- Directed by: Oswald Mitchell
- Screenplay by: Vera Allinson
- Produced by: Hugh Perceval (uncredited)
- Starring: Wilfrid Lawson Ann Todd John Warwick
- Cinematography: Stephen Dade
- Edited by: A.C. Knott
- Music by: Percival Mackey
- Production companies: Butcher's Film Service Signet Picture Corporation (uncredited)
- Distributed by: Butcher's Film Service (UK)
- Release date: 25 August 1941 (UK);
- Running time: 80 min.
- Country: United Kingdom
- Language: English

= Danny Boy (1941 film) =

1941 British film by Oswald Mitchell

Danny Boy is a 1941 British drama film directed by Oswald Mitchell and starring David Farrar, Wilfrid Lawson, Ann Todd, John Warwick, and Grant Tyler. It was written by Vera Allinson.

==Cast==
- David Farrar as Martin
- Wilfrid Lawson as Newton
- Ann Todd as Jane Kaye
- John Warwick as Carter
- Grant Tyler as Danny
- Wylie Watson as Fiddlesticks
- Tony Quinn as Maloney
- Nora Gordon as Mrs Maloney
- Pat Lennox as manager
- Albert Whelan as Scotty
- Harry Herbert as Skinny

==Reception==
The Monthly Film Bulletin wrote: "This simple story is developed sincerely and humanly by the players – Ann Todd as Jane Kay is charming, John Warwick plays the sensitive musician with feeling and Grant Tyler is excellently cast in the title role. His spontaneous chuckles at Wylie Watson and Albert Whelan, who supply the humorous interludes, and his trusting simplicity during each turn of event, will appeal to all, though the sentiment may be overstressed for some. The scenes of London in the blitz are well photographed and almost too realistic."

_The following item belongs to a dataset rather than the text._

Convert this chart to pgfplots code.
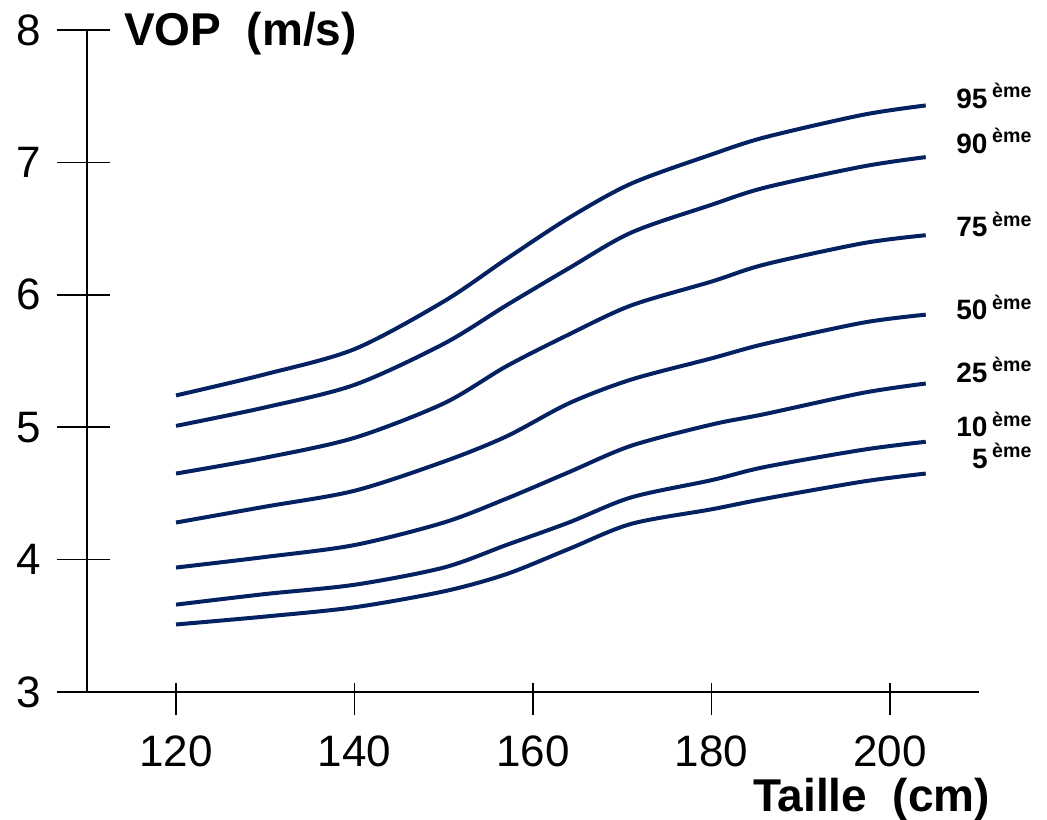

Kine Weekly wrote: "The story is no profound contribution to screen literature, neither does it aspire to documentary, but transparent as it is, it nevertheless amply serves its purpose as a peg for popular comedy, sentiment aud tunes. ... The principal players are, with few exceptions, more than equal to their responsibilities – Grant Tyler is, for instance, a real juvenile discovery – and the direction is not lacking in resource."

Halliwell's Film and Video Guide describes the film as a "sentimental drama with music; not for the critical."